= Entanglement witness =

Construct in quantum information theory

In quantum information theory, an entanglement witness is a functional which distinguishes a specific entangled state from separable ones. Entanglement witnesses can be linear or nonlinear functionals of the density matrix. If linear, then they can also be viewed as observables for which the expectation value of the entangled state is strictly outside the range of possible expectation values of any separable state.

== Details ==

Let a composite quantum system have state space $H_A \otimes H_B$. A mixed state ρ is then a trace-class positive operator on the state space which has trace 1. We can view the family of states as a subset of the real Banach space generated by the Hermitian trace-class operators, with the trace norm. A mixed state ρ is separable if it can be approximated, in the trace norm, by states of the form

$\xi = \sum_{i=1} ^k p_i \, \rho_i^A \otimes \rho_i^B,$

where $\rho_i^A$ and $\rho_i^B$ are pure states on the subsystems A and B respectively. So the family of separable states is the closed convex hull of pure product states. We will make use of the following variant of Hahn–Banach theorem:

Theorem Let $S_1$ and $S_2$ be disjoint convex closed sets in a real Banach space and one of them is compact, then there exists a bounded functional f separating the two sets.

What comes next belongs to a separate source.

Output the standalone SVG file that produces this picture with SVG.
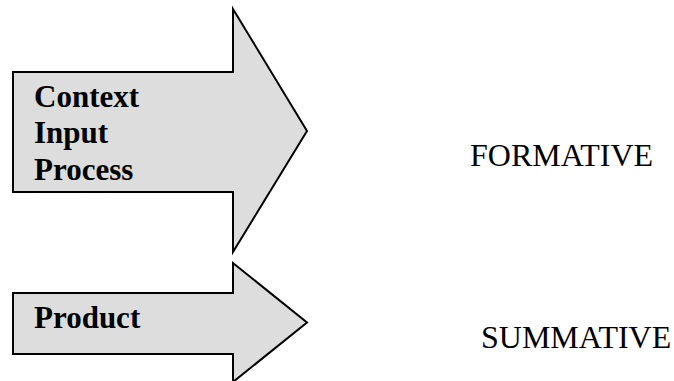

This is a generalization of the fact that, in real Euclidean space, given a convex set and a point outside, there always exists an affine subspace separating the two. The affine subspace manifests itself as the functional f. In the present context, the family of separable states is a convex set in the space of trace class operators. If ρ is an entangled state (thus lying outside the convex set), then by theorem above, there is a functional f separating ρ from the separable states. It is this functional f, or its identification as an operator, that we call an entanglement witness. There is more than one hyperplane separating a closed convex set from a point lying outside of it, so for an entangled state there is more than one entanglement witness. Recall the fact that the dual space of the Banach space of trace-class operators is isomorphic to the set of bounded operators. Therefore, we can identify f with a Hermitian operator A. Therefore, modulo a few details, we have shown the existence of an entanglement witness given an entangled state:

Theorem For every entangled state ρ, there exists a Hermitian operator A such that
$\operatorname{Tr}(A \, \rho) < 0$, and $\operatorname{Tr}(A \, \sigma) \geq 0$ for all separable states σ.

When both $H_A$ and $H_B$ have finite dimension, there is no difference between trace-class and Hilbert–Schmidt operators. So in that case A can be given by Riesz representation theorem. As an immediate corollary, we have:

Theorem A mixed state σ is separable if and only if
$\operatorname{Tr}(A \, \sigma) \geq 0$

for any bounded operator A satisfying $\operatorname{Tr}(A \cdot P \otimes Q) \geq 0$, for all product pure state $P \otimes Q$.

If a state is separable, clearly the desired implication from the theorem must hold. On the other hand, given an entangled state, one of its entanglement witnesses will violate the given condition.

Thus if a bounded functional f of the trace-class Banach space and f is positive on the product pure states, then f, or its identification as a Hermitian operator, is an entanglement witness. Such a f indicates the entanglement of some state.

Using the isomorphism between entanglement witnesses and non-completely positive maps, it was shown (by the Horodeckis) that

Theorem Assume that $H_A,H_B$ are finite-dimensional. A mixed state $\sigma \in L(H_A) \otimes L(H_B)$ is separable if for every positive map Λ from bounded operators on $H_B$ to bounded operators on $H_A$, the operator $(I_A \otimes \Lambda)(\sigma)$ is positive, where $I_A$ is the identity map on $\; L (H_A)$, the bounded operators on $H_A$.